Absent an unequivocal pronouncement by the supreme court on this issue, we must affirm.[5]
Affirmed; question certified.
[1] In all of the statutory revisions, the effective date of the statutory ban on escalation clauses has remained June 4, 1975. Golden Glades Condominium Club, Inc., 557 So.2d at 1352.
[2] Maison Grande ultimately paid the 1989 cost-of-living adjustment into the registry of the court.

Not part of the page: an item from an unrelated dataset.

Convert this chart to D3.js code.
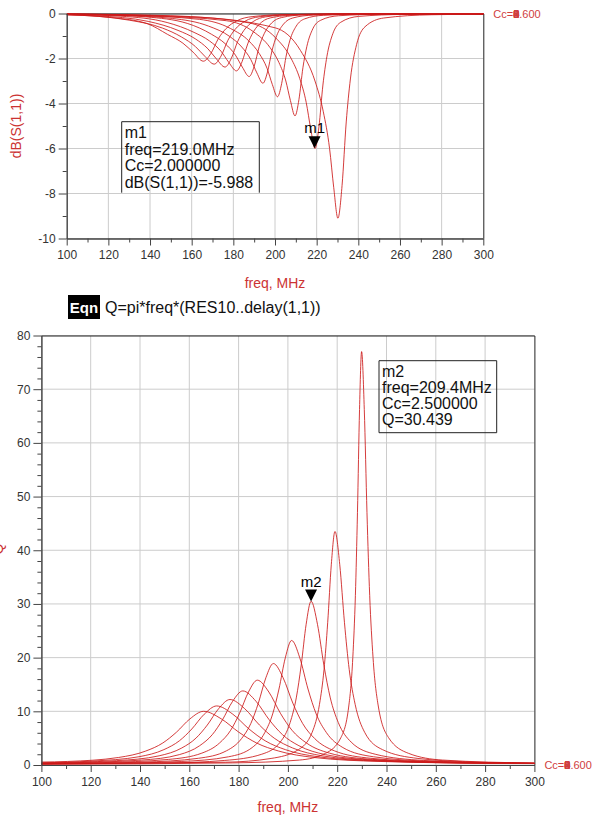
<!DOCTYPE html>
<html>
<head>
<meta charset="utf-8">
<script src="https://cdn.jsdelivr.net/npm/d3@7"></script>
<style>
  body { margin: 0; background: #fff; }
  svg { display: block; font-family: "Liberation Sans", Arial, sans-serif; }
</style>
</head>
<body>
<div id="chart"></div>
<script>
// ---- data ----
// dB(S(1,1)) traces, one per Cc step, as [freq MHz, dB]
let s1 = [[100,-0.03],[160,-0.15],[200.2,-0.64],[212.2,-1.64],[219.2,-3.0],[223.2,-4.37],[226.2,-6.0],[228.2,-7.74],[230.2,-9.1],[232.2,-7.64],[234.2,-4.82],[236.2,-2.91],[239.2,-1.37],[243.2,-0.59],[252.2,-0.2],[275.2,-0.055],[300,-0.03]];
let s2 = [[100,-0.02],[150,-0.1],[187.7,-0.42],[200.3,-1.08],[207.65,-1.98],[211.85,-2.88],[215.0,-3.96],[217.1,-5.1],[219.2,-6.0],[221.1,-5.04],[223.0,-3.18],[224.9,-1.92],[227.75,-0.9],[231.55,-0.39],[240.1,-0.13],[262,-0.04],[300,-0.02]];
let s3 = [[100,-0.02],[140,-0.1],[176.6,-0.32],[189.8,-0.82],[197.5,-1.5],[201.9,-2.18],[205.2,-3.0],[207.4,-3.87],[209.6,-4.55],[211.5,-3.82],[213.4,-2.41],[215.3,-1.46],[218.15,-0.68],[221.95,-0.3],[230.5,-0.1],[252.35,-0.03],[300,-0.01]];
let s4 = [[100,-0.02],[130,-0.08],[163.7,-0.26],[178.7,-0.67],[187.45,-1.22],[192.45,-1.78],[196.2,-2.44],[198.7,-3.15],[201.2,-3.7],[203.2,-3.11],[205.2,-1.96],[207.2,-1.18],[210.2,-0.56],[214.2,-0.24],[223.2,-0.08],[246.2,-0.02],[300,-0.01]];
let s5 = [[100,-0.03],[125,-0.08],[150.7,-0.22],[168.1,-0.56],[178.25,-1.02],[184.05,-1.49],[188.4,-2.05],[191.3,-2.64],[194.2,-3.1],[196.4,-2.6],[198.6,-1.64],[200.8,-0.99],[204.1,-0.47],[208.5,-0.2],[218.4,-0.07],[243.7,-0.02],[300,-0.01]];
let s6 = [[100,-0.03],[120,-0.07],[138.1,-0.15],[157.9,-0.44],[169.45,-0.92],[176.05,-1.34],[181.0,-1.85],[184.3,-2.38],[187.6,-2.8],[190.0,-2.35],[192.4,-1.48],[194.8,-0.9],[198.4,-0.42],[203.2,-0.18],[214,-0.06],[241.6,-0.02],[300,-0.01]];
let s7 = [[100,-0.04],[126,-0.12],[148.2,-0.4],[161.15,-0.84],[168.55,-1.22],[174.1,-1.68],[177.8,-2.17],[181.5,-2.55],[184.2,-2.14],[186.9,-1.35],[189.6,-0.82],[193.65,-0.38],[199.05,-0.17],[211.2,-0.06],[242.25,-0.015],[300,-0.01]];
let s8 = [[100,-0.05],[114.5,-0.1],[139.1,-0.35],[153.45,-0.75],[161.65,-1.12],[167.8,-1.57],[171.9,-2.02],[176.0,-2.38],[179,-2.0],[182,-1.26],[185,-0.76],[189.5,-0.36],[195.5,-0.15],[209,-0.05],[243.5,-0.015],[300,-0.01]];
let s9 = [[100,-0.05],[130.3,-0.3],[146.05,-0.65],[155.05,-1.04],[161.8,-1.47],[166.3,-1.9],[170.8,-2.25],[174.1,-1.89],[177.4,-1.19],[180.7,-0.72],[185.65,-0.34],[192.25,-0.15],[207.1,-0.05],[245.05,-0.014],[300,-0.01]];
let s10 = [[100,-0.06],[121.5,-0.18],[138.65,-0.45],[148.45,-0.93],[155.8,-1.32],[160.7,-1.72],[165.6,-2.12],[169.2,-1.78],[172.8,-1.12],[176.4,-0.68],[181.8,-0.32],[189,-0.14],[205.2,-0.047],[246.6,-0.013],[300,-0.01]];
let sTraces = [s1, s2, s3, s4, s5, s6, s7, s8, s9, s10];

// Q traces, as [freq MHz, Q]
let q1 = [[100,0.12],[177.4,0.39],[204.7,0.92],[215.2,2.16],[221.5,5.1],[224.65,10.8],[226.33,20.0],[227.38,31.6],[228.22,47.0],[229.06,66.2],[229.9,77.0],[230.99,66.2],[232.08,47.0],[233.18,31.6],[234.54,20.0],[236.73,10.8],[240.82,5.1],[249.01,2.16],[262.66,0.92],[300,0.36]];
let q2 = [[100,0.25],[174.7,0.52],[193.2,1.22],[204.3,2.87],[209.85,6.1],[212.81,11.3],[214.66,17.8],[216.14,26.5],[217.62,37.4],[219.1,43.5],[221.02,37.4],[222.95,26.5],[224.87,17.8],[227.28,11.3],[231.13,6.1],[238.34,2.87],[252.77,1.22],[276.82,0.52],[300,0.3]];
let q3 = [[100,0.28],[149.4,0.37],[174.4,0.85],[189.4,2.01],[196.9,4.27],[200.9,7.9],[203.4,12.5],[205.4,18.6],[207.4,26.2],[209.4,30.5],[212.0,26.2],[214.6,18.6],[217.2,12.5],[220.45,7.9],[225.65,4.27],[235.4,2.01],[254.9,0.85],[287.4,0.37],[300,0.32]];
let q4 = [[100,0.2],[124.7,0.28],[156.7,0.65],[175.9,1.53],[185.5,3.25],[190.62,6.03],[193.82,9.51],[196.38,14.15],[198.94,19.95],[201.5,23.2],[204.83,19.95],[208.16,14.15],[211.48,9.51],[215.64,6.03],[222.3,3.25],[234.78,1.53],[259.74,0.65],[300,0.3]];
let q5 = [[100,0.23],[140.9,0.53],[163.7,1.25],[175.1,2.65],[181.18,4.91],[184.98,7.75],[188.02,11.53],[191.06,16.25],[194.1,18.9],[198.05,16.25],[202.0,11.53],[205.96,7.75],[210.9,4.91],[218.8,2.65],[233.62,1.25],[263.26,0.53],[300,0.28]];
let q6 = [[100,0.25],[124.6,0.44],[151.6,1.04],[165.1,2.21],[172.3,4.11],[176.8,6.48],[180.4,9.64],[184.0,13.59],[187.6,15.8],[192.28,13.59],[196.96,9.64],[201.64,6.48],[207.49,4.11],[216.85,2.21],[234.4,1.04],[269.5,0.44],[300,0.3]];
let q7 = [[100,0.3],[109.6,0.39],[140.5,0.91],[155.95,1.93],[164.19,3.59],[169.34,5.66],[173.46,8.42],[177.58,11.87],[181.7,13.8],[187.06,11.87],[192.42,8.42],[197.78,5.66],[204.48,3.59],[215.2,1.93],[235.3,0.91],[275.5,0.39],[300,0.3]];
let q8 = [[100,0.38],[130.5,0.81],[147.75,1.71],[156.95,3.17],[162.7,5.0],[167.3,7.44],[171.9,10.49],[176.5,12.2],[182.48,10.49],[188.46,7.44],[194.44,5.0],[201.92,3.17],[213.88,1.71],[236.3,0.81],[281.15,0.34],[300,0.3]];
let q9 = [[100,0.42],[120.7,0.73],[139.6,1.54],[149.68,2.86],[155.98,4.51],[161.02,6.71],[166.06,9.46],[171.1,11.0],[177.66,9.46],[184.22,6.71],[190.78,4.51],[198.98,2.86],[212.1,1.54],[236.7,0.73],[285.9,0.31],[300,0.28]];
let q10 = [[100,0.55],[110.6,0.66],[131.3,1.4],[142.34,2.6],[149.24,4.1],[154.76,6.1],[160.28,8.6],[165.8,10.0],[172.96,8.6],[180.12,6.1],[187.28,4.1],[196.23,2.6],[210.55,1.4],[237.4,0.66],[291.1,0.28],[300,0.27]];
let qTraces = [q1, q2, q3, q4, q5, q6, q7, q8, q9, q10];

// tick labels
let freqTicks = [100, 120, 140, 160, 180, 200, 220, 240, 260, 280, 300];
let freqMinor = [110, 130, 150, 170, 190, 210, 230, 250, 270, 290];
let dbTicks = [0, -2, -4, -6, -8, -10];
let dbMinor = [-1, -3, -5, -7, -9];
let qTicks = [0, 10, 20, 30, 40, 50, 60, 70, 80];
let qMinor = [2, 4, 6, 8, 12, 14, 16, 18, 22, 24, 26, 28, 32, 34, 36, 38, 42, 44, 46, 48, 52, 54, 56, 58, 62, 64, 66, 68, 72, 74, 76, 78];

// markers
let m1 = { name: "m1", freq: 219.0, value: -5.988, lines: ["m1", "freq=219.0MHz", "Cc=2.000000", "dB(S(1,1))=-5.988"] };
let m2 = { name: "m2", freq: 209.4, value: 30.439, lines: ["m2", "freq=209.4MHz", "Cc=2.500000", "Q=30.439"] };
// trace labels at the right end all sit on top of each other
let legendDigits = ["0", "1", "2", "3", "4", "5", "6", "8", "9"];

let width = 592, height = 820;
let traceColor = "#cc1a1a";
let titleColor = "#cc3333";

let svg = d3.select("#chart")
    .append("svg")
    .attr("width", width)
    .attr("height", height);

function drawPanel(p) {
    let x = d3.scaleLinear().domain([100, 300]).range([p.left, p.right]);
    let y = d3.scaleLinear().domain(p.yDomain).range([p.bottom, p.top]);
    let g = svg.append("g");

    // grid
    g.selectAll(".vg").data(freqTicks.slice(1, -1)).enter().append("line")
        .attr("x1", d => x(d)).attr("x2", d => x(d))
        .attr("y1", p.top).attr("y2", p.bottom)
        .attr("stroke", "#cccccc");
    g.selectAll(".hg").data(p.yTicks).enter().append("line")
        .attr("x1", p.left).attr("x2", p.right)
        .attr("y1", d => y(d)).attr("y2", d => y(d))
        .attr("stroke", "#cccccc");

    // frame top + right
    g.append("path")
        .attr("d", `M${p.left},${p.top + 0.5}H${p.right + 0.5}V${p.bottom}`)
        .attr("fill", "none").attr("stroke", "#222");

    // traces
    let clipId = "clip" + p.id;
    svg.append("clipPath").attr("id", clipId).append("rect")
        .attr("x", p.left).attr("y", p.top - 2)
        .attr("width", p.right - p.left + 1).attr("height", p.bottom - p.top + 4);
    let line = d3.line()
        .x(d => x(d[0])).y(d => y(d[1]))
        .curve(d3.curveMonotoneX);
    g.append("g").attr("clip-path", `url(#${clipId})`)
        .selectAll("path").data(p.traces).enter().append("path")
        .attr("d", line)
        .attr("fill", "none")
        .attr("stroke", traceColor)
        .attr("stroke-width", 1)
        .attr("stroke-opacity", 0.85);

    // axes
    g.append("g").attr("transform", `translate(0,${p.bottom})`)
        .call(d3.axisBottom(x).tickValues(freqTicks).tickSize(7).tickSizeOuter(0).tickPadding(5).tickFormat(d => String(d)));
    g.append("g").attr("transform", `translate(0,${p.bottom})`)
        .call(d3.axisBottom(x).tickValues(freqMinor).tickSize(4).tickSizeOuter(0).tickFormat(""));
    g.append("g").attr("transform", `translate(${p.left},0)`)
        .call(d3.axisLeft(y).tickValues(p.yTicks).tickSize(8).tickSizeOuter(0).tickPadding(3).tickFormat(d => String(d)));
    g.append("g").attr("transform", `translate(${p.left},0)`)
        .call(d3.axisLeft(y).tickValues(p.yMinor).tickSize(4).tickSizeOuter(0).tickFormat(""));
    g.selectAll(".domain, .tick line").attr("stroke", "#444");
    g.selectAll(".tick text")
        .attr("fill", "#333")
        .style("font-size", "12px")
        .style("font-family", "'Liberation Sans', Arial, sans-serif");

    // x title
    g.append("text")
        .attr("x", (p.left + p.right) / 2).attr("y", p.xTitleY)
        .attr("text-anchor", "middle")
        .attr("fill", titleColor)
        .style("font-size", "14px")
        .text("freq, MHz");

    // y title
    g.append("text")
        .attr("transform", `translate(${p.yTitleX},${p.yTitleY}) rotate(-90)`)
        .attr("text-anchor", "middle")
        .attr("fill", titleColor)
        .style("font-size", "14px")
        .text(p.yTitle);

    // legend at right end of traces: text once, digits overlapped
    let lx = p.right + 10, ly = y(p.legendAt) + 4;
    g.append("text")
        .attr("x", lx).attr("y", ly)
        .attr("fill", "#d04040")
        .style("font-size", "11px")
        .text("Cc=0.600");
    let lg = g.selectAll(".lg").data(legendDigits).enter().append("text")
        .attr("x", lx).attr("y", ly)
        .attr("fill", "#d04040")
        .style("font-size", "11px");
    lg.append("tspan").attr("fill-opacity", 0).text("Cc=");
    lg.append("tspan").text(d => d);

    // marker
    let mx = x(p.marker.freq), my = y(p.marker.value);
    g.append("path")
        .attr("d", `M${mx},${my}L${mx - 6},${my - 12}L${mx + 6},${my - 12}Z`)
        .attr("fill", "#000");
    g.append("text")
        .attr("x", mx).attr("y", my - 15)
        .attr("text-anchor", "middle")
        .style("font-size", "15px")
        .text(p.marker.name);

    // marker readout box
    let b = p.box;
    g.append("path")
        .attr("d", b.open
            ? `M${b.x},${b.y + b.h}V${b.y}H${b.x + b.w}V${b.y + b.h}`
            : `M${b.x},${b.y}H${b.x + b.w}V${b.y + b.h}H${b.x}Z`)
        .attr("fill", "none").attr("stroke", "#222");
    g.selectAll(".bt").data(p.marker.lines).enter().append("text")
        .attr("x", b.x + 3)
        .attr("y", (d, i) => b.y + 16 + i * b.lh)
        .attr("fill", "#111")
        .style("font-size", "16px")
        .text(d => d);
}

drawPanel({
    id: "top", left: 66.7, right: 483.3, top: 13.5, bottom: 238.5,
    yDomain: [-10, 0], yTicks: dbTicks, yMinor: dbMinor,
    traces: sTraces, marker: m1, legendAt: 0,
    xTitleY: 288,
    yTitle: "dB(S(1,1))", yTitleX: 21, yTitleY: 126,
    box: { x: 121.7, y: 121.7, w: 137.6, h: 71, lh: 16.8, open: true }
});

drawPanel({
    id: "bot", left: 41.4, right: 534.4, top: 335.5, bottom: 765,
    yDomain: [0, 80], yTicks: qTicks, yMinor: qMinor,
    traces: qTraces, marker: m2, legendAt: 0,
    xTitleY: 812,
    yTitle: "Q", yTitleX: 3, yTitleY: 549,
    box: { x: 379, y: 360.7, w: 117.7, h: 72, lh: 16, open: false }
});

// equation line
svg.append("rect")
    .attr("x", 68).attr("y", 295).attr("width", 32).attr("height", 24)
    .attr("fill", "#000");
svg.append("text")
    .attr("x", 84).attr("y", 312.5)
    .attr("text-anchor", "middle")
    .attr("fill", "#fff")
    .style("font-size", "15px").style("font-weight", "bold")
    .text("Eqn");
svg.append("text")
    .attr("x", 105).attr("y", 313)
    .attr("fill", "#111")
    .style("font-size", "16px")
    .text("Q=pi*freq*(RES10..delay(1,1))");
</script>
</body>
</html>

[3] This litigation is the latest chapter in a long-standing dispute between the parties. In 1975, Maison Grande sued in federal court alleging that the escalation clause violated federal antitrust laws. Maison Grande Condominium Ass'n, Inc. v. Maison Grande, No. 75-56-Civ-Eaton, S.D.Fla. The antitrust suit resulted in a verdict against the association which was affirmed by the eleventh circuit, Case No. 81-5685. Also in 1975, Dorten sued Maison Grande in state court for breach of contract after Maison Grande refused to pay the cost-of-living adjustment. Maison Grande counterclaimed, alleging that the escalation clause was unconscionable. The question of unconscionability was tried before a jury which found for Dorten. This court affirmed. Maison Grande v. Dorten, Inc., 358 So. 2d 851 (Fla. 3d DCA 1978).

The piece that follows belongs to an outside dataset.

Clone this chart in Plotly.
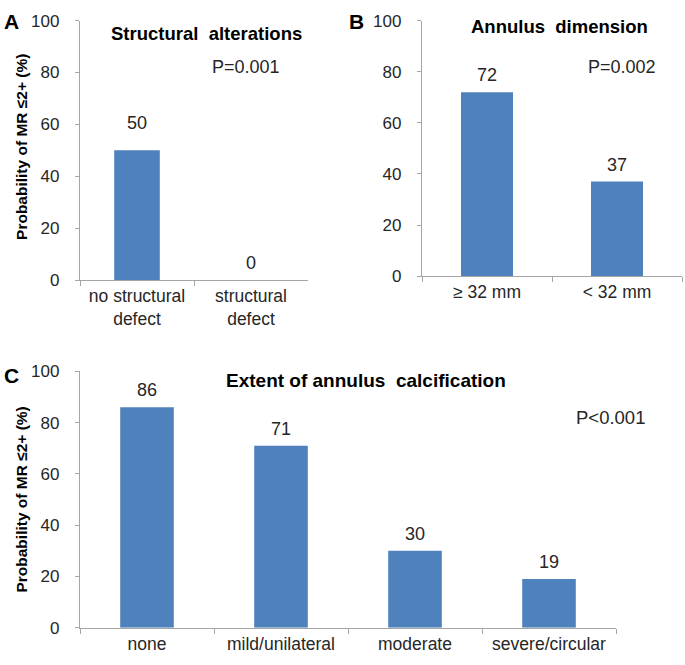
import plotly.graph_objects as go

# Panel A
cat_a = ["no structural<br>defect", "structural<br>defect"]
val_a = [50, 0]
# Panel B
cat_b = ["≥ 32 mm", "< 32 mm"]
val_b = [72, 37]
# Panel C
cat_c = ["none", "mild/unilateral", "moderate", "severe/circular"]
val_c = [86, 71, 30, 19]

y_ticks = [0, 20, 40, 60, 80, 100]

BAR = "#4f81bd"
AXC = "#a6a6a6"
TXT = "#262626"
FONT = "Liberation Sans, Arial, sans-serif"

W, H = 685, 665


def px_x(p):
    return p / W


def px_y(p):
    return 1 - p / H


fig = go.Figure()


def add_bar(cats, vals, xa, ya, shifts=None):
    fig.add_trace(go.Bar(
        x=cats, y=vals, xaxis=xa, yaxis=ya,
        marker=dict(color=BAR, line=dict(width=0)),
        showlegend=False, width=0.4, hoverinfo="x+y",
    ))
    for i, (c, v) in enumerate(zip(cats, vals)):
        fig.add_annotation(
            x=c, y=v, xref=xa, yref=ya, text=str(v), showarrow=False,
            yanchor="middle", yshift=(shifts[i] if shifts else 17),
            font=dict(size=18, color=TXT, family=FONT),
        )


add_bar(cat_a, val_a, "x", "y", shifts=[27, 17])
add_bar(cat_b, val_b, "x2", "y2")
add_bar(cat_c, val_c, "x3", "y3")


def xax(domain, anchor):
    return dict(domain=domain, anchor=anchor, showline=True, linecolor=AXC, linewidth=1.3,
                ticks="outside", tickson="boundaries", ticklen=5, tickcolor=AXC, tickwidth=1.3,
                tickfont=dict(size=17.5, color=TXT, family=FONT), showgrid=False,
                zeroline=False, fixedrange=True)


def yax(domain, anchor):
    return dict(domain=domain, anchor=anchor, range=[0, 100], tickvals=y_ticks,
                showline=True, linecolor=AXC, linewidth=1.3, ticks="outside", ticklen=4,
                tickwidth=1.3, tickcolor=AXC, ticklabelstandoff=12,
                tickfont=dict(size=17, color=TXT, family=FONT),
                showgrid=False, zeroline=False, fixedrange=True)


fig.update_layout(
    width=W, height=H, margin=dict(l=0, r=0, t=0, b=0),
    paper_bgcolor="white", plot_bgcolor="white",
    xaxis=xax([px_x(80), px_x(308)], "y"),
    yaxis=yax([px_y(279), px_y(12)], "x"),
    xaxis2=xax([px_x(422), px_x(682)], "y2"),
    yaxis2=yax([px_y(275), px_y(12)], "x2"),
    xaxis3=xax([px_x(80), px_x(616)], "y3"),
    yaxis3=yax([px_y(637), px_y(373)], "x3"),
    font=dict(family=FONT, color=TXT),
)


def ann(text, x, y, size=18, bold=False, angle=0, xanchor="center"):
    fig.add_annotation(
        text=f"<b>{text}</b>" if bold else text,
        x=px_x(x), y=px_y(y), xref="paper", yref="paper",
        showarrow=False, textangle=angle, xanchor=xanchor, yanchor="middle",
        font=dict(size=size, color="#000000" if bold else TXT, family=FONT),
    )


# panel letters
ann("A", 11, 13, size=21, bold=True)
ann("B", 356, 13, size=21, bold=True)
ann("C", 11, 377, size=21, bold=True)

# titles
ann("Structural  alterations", 206, 25, size=18.5, bold=True)
ann("Annulus  dimension", 559, 18, size=18.5, bold=True)
ann("Extent of annulus  calcification", 366, 382, size=19, bold=True)

# p-values
ann("P=0.001", 246, 60)
ann("P=0.002", 622, 60)
ann("P<0.001", 610, 420, size=18.5)

# y-axis titles
ann("Probability of MR ≤2+ (%)", 22, 142, size=15.5, bold=True, angle=-90)
ann("Probability of MR ≤2+ (%)", 22, 505, size=15.5, bold=True, angle=-90)

fig.write_html(
    "out.html",
    config={"displayModeBar": False},
    post_script="document.body.style.margin='0px';document.body.style.padding='0px';"
                "document.body.style.overflow='hidden';",
)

[4] The only circumstance under which the ban may be applied retroactively is when the lessor has expressly agreed to be bound by future changes in the Condominium Act. Angora Enters., Inc. v. Cole, 439 So. 2d 832 (Fla. 1983), cert. denied, 466 U.S. 927, 104 S. Ct. 1710, 80 L. Ed. 2d 183 (1984); Century Village, Inc. Condominium v. Wellington, E, F, K, L, H, J, M, & G, Condominium Ass'n, 361 So. 2d 128 (Fla. 1978); Sky Lake Gardens Recreation, Inc. v. Sky Lake Gardens, 574 So. 2d 1135 (Fla. 3d DCA 1991) (on reh'g and motion for clarification).
[5] We likewise affirm the order awarding costs, interest, and attorney's fees. By the clear terms of the lease, Maison Grande is obligated to pay the costs and fees. The good faith of the parties and the debatable nature of the legal issues in this case do not override the contractual terms. See Brickell Bay Condominium Ass'n v. Forte, 397 So. 2d 959 (Fla. 3d DCA), rev. denied, 408 So. 2d 1092 (Fla. 1981).